I go to the back and ask Amy if they have any salt packets, but they don’t. Chris moves his fork around in his salad and comments on the lack of dressing. As the person who had prepped the salad, I admit the uneven distribution was my oversight.

“I fuckin’ swear dawg, on my dead dad.”

Some people stop and look; others continue as if they didn’t hear anything.

“They could film a documentary about this place, I swear,” says a young man at the end of the table. Bryan has been at Delonis for only a few weeks but has been on the streets since he was eighteen. He says he was visiting a friend up north when his parents sent him a text.

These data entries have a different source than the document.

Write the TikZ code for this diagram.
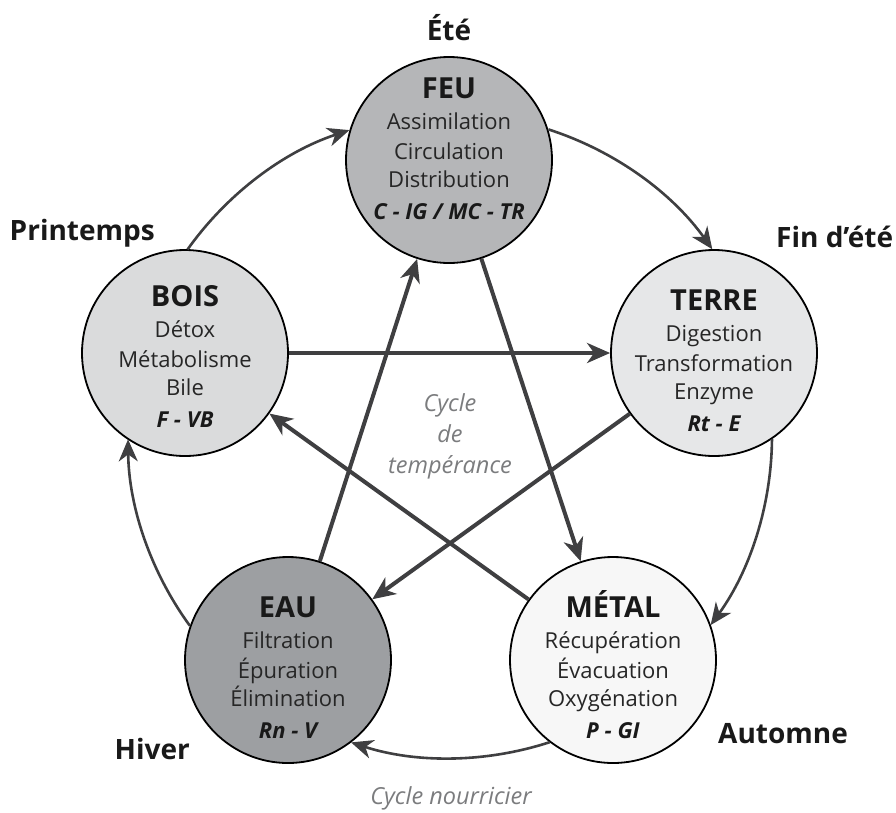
\documentclass[tikz,border=0pt]{standalone}
\usepackage{fontspec}
\setmainfont{Open Sans}
\usetikzlibrary{arrows.meta}
\definecolor{lineg}{HTML}{3F3F41}
\definecolor{feuc}{HTML}{B5B6B8}
\definecolor{terrec}{HTML}{E6E7E8}
\definecolor{boisc}{HTML}{DADBDC}
\definecolor{eauc}{HTML}{9D9FA2}
\definecolor{metalc}{HTML}{F7F7F7}
\definecolor{cycg}{HTML}{7B7C7E}
\newcommand\elemlabels[8]{%
  \node[ttl]  (#1-t) at (#2, -#3-10) {#4};
  \node[txt]  (#1-a) at (#2, -#3-41) {#5};
  \node[txt]  (#1-b) at (#2, -#3-71) {#6};
  \node[txt]  (#1-c) at (#2, -#3-99) {#7};
  \node[code] (#1-d) at (#2, -#3-131) {#8};
}
\begin{document}
\begin{tikzpicture}[x=1pt,y=1pt,
  elem/.style={circle, draw=black, line width=1.8pt, minimum size=206pt, inner sep=0pt},
  ttl/.style={font=\fontsize{29}{32}\selectfont\bfseries, text=black!90, anchor=base, inner sep=0pt},
  txt/.style={font=\fontsize{22}{26}\selectfont, text=black!85, anchor=base, inner sep=0pt},
  code/.style={font=\fontsize{22}{26}\selectfont\bfseries\itshape, text=black!90, anchor=base, inner sep=0pt},
  season/.style={font=\fontsize{28}{32}\selectfont\bfseries, text=black!90, anchor=base, inner sep=0pt},
  note/.style={font=\fontsize{23.5}{31}\selectfont\itshape, text=cycg, align=center, inner sep=0pt},
  cyc/.style={draw=lineg, line width=2.6pt, -{Stealth[length=22pt,width=19pt,inset=7pt]}},
  ctl/.style={draw=lineg, line width=4pt, -{Stealth[length=23pt,width=20pt,inset=7pt]}},
]
\useasboundingbox (0,0) rectangle (896,-812);

% elements
\node[elem, fill=feuc]   (feu)   at (449,-160) {};
\node[elem, fill=terrec] (terre) at (714,-353) {};
\node[elem, fill=boisc]  (bois)  at (185,-353) {};
\node[elem, fill=eauc]   (eau)   at (288,-660) {};
\node[elem, fill=metalc] (metal) at (613,-660) {};

\coordinate (C) at (450,-436);

% cycle nourricier (outer)
\draw[cyc] ([shift={(72.2:322)}]C) arc[start angle=72.2, end angle=35.45, radius=322];
\draw[cyc] ([shift={(-0.55:322)}]C) arc[start angle=-0.55, end angle=-35.96, radius=322];
\draw[cyc] ([shift={(-71.96:322)}]C) arc[start angle=-71.96, end angle=-107.9, radius=322];
\draw[cyc] ([shift={(-143.9:322)}]C) arc[start angle=-143.9, end angle=-179.4, radius=322];
\draw[cyc] ([shift={(144.6:322)}]C) arc[start angle=144.6, end angle=108.2, radius=322];

% cycle de temperance (star)
\draw[ctl] (bois) -- (terre);
\draw[ctl] (feu) -- (metal);
\draw[ctl] (terre) -- (eau);
\draw[ctl] (metal) -- (bois);
\draw[ctl] (eau) -- (feu);

% texts inside circles
\elemlabels{feu}{449}{88}{FEU}{Assimilation}{Circulation}{Distribution}{C - IG / MC - TR}
\elemlabels{terre}{714}{300}{TERRE}{Digestion}{Transformation}{Enzyme}{Rt - E}
\elemlabels{bois}{185}{296}{BOIS}{Détox}{Métabolisme}{Bile}{F - VB}
\elemlabels{eau}{288}{607}{EAU}{Filtration}{Épuration}{Élimination}{Rn - V}
\elemlabels{metal}{613}{607}{MÉTAL}{Récupération}{Évacuation}{Oxygénation}{P - GI}

% seasons
\node[season] (ete) at (449,-40) {Été};
\node[season, anchor=base east] (printemps) at (155,-240) {Printemps};
\node[season, anchor=base west] (findete) at (776,-247) {Fin d’été};
\node[season, anchor=base east] (hiver) at (190,-759) {Hiver};
\node[season, anchor=base west] (automne) at (718,-743) {Automne};

% cycle names
\node[note] (temperance) at (450,-436) {Cycle\\de\\tempérance};
\node[note, anchor=base] (nourricier) at (451,-804) {Cycle nourricier};
\end{tikzpicture}
\end{document}
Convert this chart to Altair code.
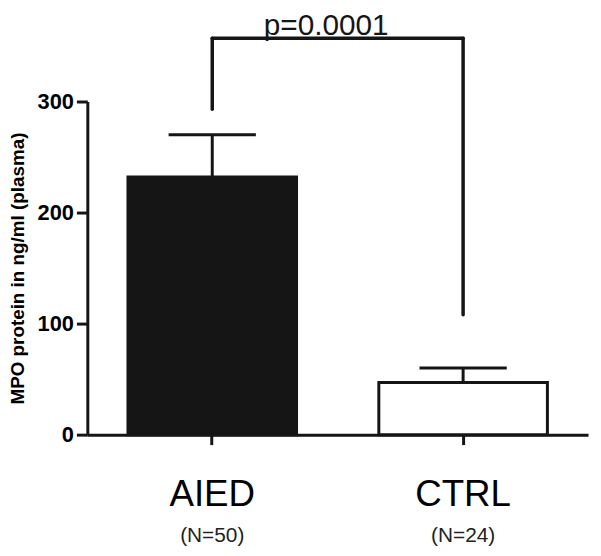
import altair as alt
import pandas as pd

groups = ["AIED", "CTRL"]
means = [232, 47]
err_tops = [270, 60]
n_labels = ["(N=50)", "(N=24)"]

# significance bracket
bracket_left = [293, 357]
bracket_right = [108, 357]
bracket_top = 357
p_text = "p=0.0001"

FONT = "Liberation Sans"
INK = "#151515"

bars_df = pd.DataFrame({"group": groups, "mean": means, "top": err_tops, "n": n_labels})

xscale = alt.Scale(domain=groups, paddingInner=0.328, paddingOuter=0.162)
yscale = alt.Scale(domain=[0, 300], nice=False)

x = alt.X("group:N", scale=xscale, sort=groups,
          axis=alt.Axis(title=None, labelAngle=0, labelFontSize=37, labelFont=FONT,
                        labelFontWeight="normal", labelColor="black",
                        domainColor=INK, domainWidth=3, tickColor=INK, tickWidth=3,
                        tickSize=10, labelPadding=61, labelBaseline="alphabetic"))
y = alt.Y("mean:Q", scale=yscale,
          axis=alt.Axis(title="MPO protein  in ng/ml (plasma)", values=[0, 100, 200, 300],
                        labelFontSize=22, labelFontWeight="bold", labelFont=FONT,
                        labelColor="black", tickSize=11, labelPadding=3,
                        domainColor=INK, domainWidth=3, tickColor=INK, tickWidth=3,
                        titleFontSize=19, titleFontWeight="bold", titleFont=FONT,
                        titleColor="black", titleX=-70, titleY=168,
                        titleBaseline="middle", titleAngle=-90, grid=False))

err_rule = alt.Chart(bars_df).mark_rule(color=INK, strokeWidth=3, opacity=1).encode(
    x=x, y=y, y2="top:Q")
err_cap = alt.Chart(bars_df).mark_tick(color=INK, thickness=3, size=88, opacity=1,
                                       strokeCap="round").encode(
    x=x, y=alt.Y("top:Q", scale=yscale))

bars = alt.Chart(bars_df).mark_bar(stroke=INK, strokeWidth=3, opacity=1).encode(
    x=x, y=y,
    fill=alt.Fill("group:N", scale=alt.Scale(domain=groups, range=[INK, "#ffffff"]),
                  legend=None))

n_text = alt.Chart(bars_df).mark_text(fontSize=21, font=FONT, color="#222222",
                                      baseline="middle").encode(
    x=x, y=alt.value(438), text="n:N")

br_df = pd.DataFrame({
    "g": [groups[0], groups[1]],
    "lo": [bracket_left[0], bracket_right[0]],
    "hi": [bracket_left[1], bracket_right[1]],
})
br_vert = alt.Chart(br_df).mark_rule(color=INK, strokeWidth=3.5, strokeCap="round").encode(
    x=alt.X("g:N", scale=xscale, sort=groups), y=alt.Y("lo:Q", scale=yscale), y2="hi:Q")

top_df = pd.DataFrame({"g1": [groups[0]], "g2": [groups[1]], "v": [bracket_top], "t": [p_text]})
br_top = alt.Chart(top_df).mark_rule(color=INK, strokeWidth=3.5, strokeCap="round").encode(
    x=alt.X("g1:N", scale=xscale, sort=groups), x2="g2:N", y=alt.Y("v:Q", scale=yscale))
p_label = alt.Chart(top_df).mark_text(fontSize=30, font=FONT, color=INK,
                                      align="left", baseline="alphabetic", dx=52, dy=-3).encode(
    x=alt.X("g1:N", scale=xscale, sort=groups), y=alt.Y("v:Q", scale=yscale), text="t:N")

chart = alt.layer(err_rule, err_cap, bars, n_text, br_vert, br_top, p_label).properties(
    width=505, height=336,
    background="white",
    autosize=alt.AutoSizeParams(type="none"),
    padding={"left": 80, "top": 92, "right": 5, "bottom": 110},
).configure_view(strokeWidth=0).configure_axis(
    domainColor=INK, domainWidth=3, tickColor=INK, tickWidth=3, grid=False
)

chart.save("out.html", embed_options={"renderer": "svg", "actions": False})
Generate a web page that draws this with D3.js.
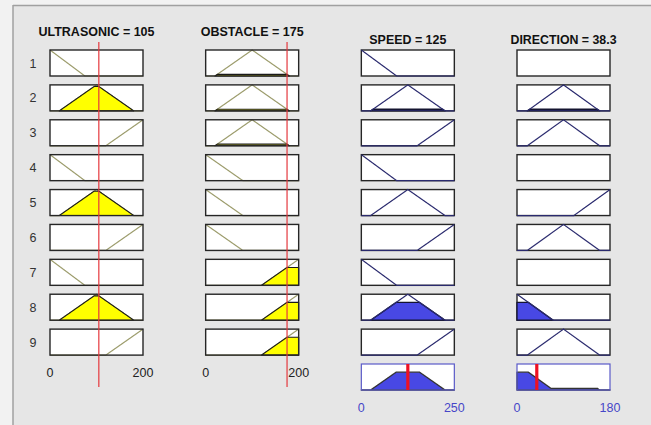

“See this long text … I skim through it, and it’s just basically, like, ‘You gotta go, you gotta go, you’re done here.’ I had like no money saved—like $300.” He doesn’t have a phone or a support structure of any kind.

“If you’re lucky, you might see a fight tonight—dinner and a show,” Chris says cynically. Kathy tells me one broke out between two men just a few days ago. 

She says there’s a lot of crime at the center. When her bag got stolen, she left a bottle of water on the table, and someone put Suboxone in it. It’s a medication used to control opioid cravings.

“I ended up on the floor. I had to have somebody help me up to the second floor. At first I thought I was having a heart attack … it was like it didn’t seem real,” she tells me.

Rochelle chimes in. “Like my phone got stolen.” She says she asked the administration to replace it but was told, “Somebody steals, it’s not our problem.” 

Kelly was shocked to hear that, and sorry it happened. “We take any issues of theft or violence very seriously,” he says. “We know people are coming to us at an incredibly challenging time in their lives, so our goal is to create a safe, welcoming environment.” 

Guests are encouraged to report problems, and if anything is stolen, “we try to get items recouped. We have a group that has phones, so someone can get a new phone that way.”

Sometimes there’s an assumption that the homeless should take what they can get: a few dollars, a free meal, any form of shelter. But some homeless people want freedom. Some homeless people want salt on their food. Some homeless people just want to be heard.

The lunchroom begins clearing out, and Delonis gets ready for bed.

“They took the garbage can away,” Rochelle says.

“Of course they did,” Kathy follows up.

They hadn’t. I point at the garbage can.

Chairs are being stacked. Kathy tells a nervous-looking woman that she will bring her a sleeping mask, and the lady thanks her.

Back in the kitchen, Amy’s the only person left. She hangs up her apron and locks up the office.